- DATA EXCERPT

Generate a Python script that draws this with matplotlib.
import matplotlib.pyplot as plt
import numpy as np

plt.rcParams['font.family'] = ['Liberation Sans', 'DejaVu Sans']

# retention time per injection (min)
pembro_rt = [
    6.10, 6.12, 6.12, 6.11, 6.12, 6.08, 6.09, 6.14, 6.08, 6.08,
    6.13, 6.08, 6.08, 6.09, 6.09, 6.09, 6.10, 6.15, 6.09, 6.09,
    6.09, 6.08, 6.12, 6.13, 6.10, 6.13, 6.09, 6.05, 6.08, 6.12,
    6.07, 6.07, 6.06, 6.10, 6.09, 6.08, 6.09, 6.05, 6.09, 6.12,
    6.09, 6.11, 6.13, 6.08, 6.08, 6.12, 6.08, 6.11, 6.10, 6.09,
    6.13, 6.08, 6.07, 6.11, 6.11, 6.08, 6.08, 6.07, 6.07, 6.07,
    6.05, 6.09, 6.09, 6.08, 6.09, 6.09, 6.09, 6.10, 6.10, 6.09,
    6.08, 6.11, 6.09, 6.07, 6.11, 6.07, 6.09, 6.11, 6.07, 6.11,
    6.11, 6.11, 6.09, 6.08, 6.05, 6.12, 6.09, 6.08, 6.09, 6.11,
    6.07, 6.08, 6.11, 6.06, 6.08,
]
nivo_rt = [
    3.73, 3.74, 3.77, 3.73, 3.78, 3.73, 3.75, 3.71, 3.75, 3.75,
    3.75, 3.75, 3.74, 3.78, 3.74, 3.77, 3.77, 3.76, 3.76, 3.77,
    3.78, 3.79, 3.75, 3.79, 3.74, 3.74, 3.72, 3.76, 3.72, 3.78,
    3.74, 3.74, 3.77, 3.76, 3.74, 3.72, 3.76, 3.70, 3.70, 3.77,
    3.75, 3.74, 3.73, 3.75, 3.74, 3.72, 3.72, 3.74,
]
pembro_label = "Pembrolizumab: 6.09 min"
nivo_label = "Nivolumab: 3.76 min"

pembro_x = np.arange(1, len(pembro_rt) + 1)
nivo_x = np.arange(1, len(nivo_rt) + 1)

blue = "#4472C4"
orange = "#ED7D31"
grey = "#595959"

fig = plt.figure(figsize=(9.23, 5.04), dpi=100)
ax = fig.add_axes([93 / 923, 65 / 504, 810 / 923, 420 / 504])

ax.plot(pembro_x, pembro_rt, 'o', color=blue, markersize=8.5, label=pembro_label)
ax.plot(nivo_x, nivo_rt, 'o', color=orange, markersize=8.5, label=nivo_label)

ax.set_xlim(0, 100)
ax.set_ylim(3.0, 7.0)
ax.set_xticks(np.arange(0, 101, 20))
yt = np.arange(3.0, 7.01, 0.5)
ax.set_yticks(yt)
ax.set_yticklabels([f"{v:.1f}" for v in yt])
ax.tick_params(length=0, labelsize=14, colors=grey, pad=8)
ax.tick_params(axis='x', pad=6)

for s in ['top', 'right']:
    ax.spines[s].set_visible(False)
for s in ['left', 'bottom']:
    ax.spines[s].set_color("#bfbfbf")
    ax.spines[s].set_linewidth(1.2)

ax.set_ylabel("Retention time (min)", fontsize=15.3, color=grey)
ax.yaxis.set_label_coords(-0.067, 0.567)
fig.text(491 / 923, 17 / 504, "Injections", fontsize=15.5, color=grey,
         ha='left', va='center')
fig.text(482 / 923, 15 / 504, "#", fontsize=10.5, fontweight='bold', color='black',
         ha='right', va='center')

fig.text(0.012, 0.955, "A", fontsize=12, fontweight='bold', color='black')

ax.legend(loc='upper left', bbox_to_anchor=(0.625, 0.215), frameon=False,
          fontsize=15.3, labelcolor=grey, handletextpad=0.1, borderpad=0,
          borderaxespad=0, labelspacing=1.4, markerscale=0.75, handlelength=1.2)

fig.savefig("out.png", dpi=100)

- GIVEN TASK
Write out exactly the lines from the start of the material through the line with "ax.spines[s].set_linewidth(1.2)". No other output is expected.

- RIGHT ANSWER
Generate a Python script that draws this with matplotlib.
import matplotlib.pyplot as plt
import numpy as np

plt.rcParams['font.family'] = ['Liberation Sans', 'DejaVu Sans']

# retention time per injection (min)
pembro_rt = [
    6.10, 6.12, 6.12, 6.11, 6.12, 6.08, 6.09, 6.14, 6.08, 6.08,
    6.13, 6.08, 6.08, 6.09, 6.09, 6.09, 6.10, 6.15, 6.09, 6.09,
    6.09, 6.08, 6.12, 6.13, 6.10, 6.13, 6.09, 6.05, 6.08, 6.12,
    6.07, 6.07, 6.06, 6.10, 6.09, 6.08, 6.09, 6.05, 6.09, 6.12,
    6.09, 6.11, 6.13, 6.08, 6.08, 6.12, 6.08, 6.11, 6.10, 6.09,
    6.13, 6.08, 6.07, 6.11, 6.11, 6.08, 6.08, 6.07, 6.07, 6.07,
    6.05, 6.09, 6.09, 6.08, 6.09, 6.09, 6.09, 6.10, 6.10, 6.09,
    6.08, 6.11, 6.09, 6.07, 6.11, 6.07, 6.09, 6.11, 6.07, 6.11,
    6.11, 6.11, 6.09, 6.08, 6.05, 6.12, 6.09, 6.08, 6.09, 6.11,
    6.07, 6.08, 6.11, 6.06, 6.08,
]
nivo_rt = [
    3.73, 3.74, 3.77, 3.73, 3.78, 3.73, 3.75, 3.71, 3.75, 3.75,
    3.75, 3.75, 3.74, 3.78, 3.74, 3.77, 3.77, 3.76, 3.76, 3.77,
    3.78, 3.79, 3.75, 3.79, 3.74, 3.74, 3.72, 3.76, 3.72, 3.78,
    3.74, 3.74, 3.77, 3.76, 3.74, 3.72, 3.76, 3.70, 3.70, 3.77,
    3.75, 3.74, 3.73, 3.75, 3.74, 3.72, 3.72, 3.74,
]
pembro_label = "Pembrolizumab: 6.09 min"
nivo_label = "Nivolumab: 3.76 min"

pembro_x = np.arange(1, len(pembro_rt) + 1)
nivo_x = np.arange(1, len(nivo_rt) + 1)

blue = "#4472C4"
orange = "#ED7D31"
grey = "#595959"

fig = plt.figure(figsize=(9.23, 5.04), dpi=100)
ax = fig.add_axes([93 / 923, 65 / 504, 810 / 923, 420 / 504])

ax.plot(pembro_x, pembro_rt, 'o', color=blue, markersize=8.5, label=pembro_label)
ax.plot(nivo_x, nivo_rt, 'o', color=orange, markersize=8.5, label=nivo_label)

ax.set_xlim(0, 100)
ax.set_ylim(3.0, 7.0)
ax.set_xticks(np.arange(0, 101, 20))
yt = np.arange(3.0, 7.01, 0.5)
ax.set_yticks(yt)
ax.set_yticklabels([f"{v:.1f}" for v in yt])
ax.tick_params(length=0, labelsize=14, colors=grey, pad=8)
ax.tick_params(axis='x', pad=6)

for s in ['top', 'right']:
    ax.spines[s].set_visible(False)
for s in ['left', 'bottom']:
    ax.spines[s].set_color("#bfbfbf")
    ax.spines[s].set_linewidth(1.2)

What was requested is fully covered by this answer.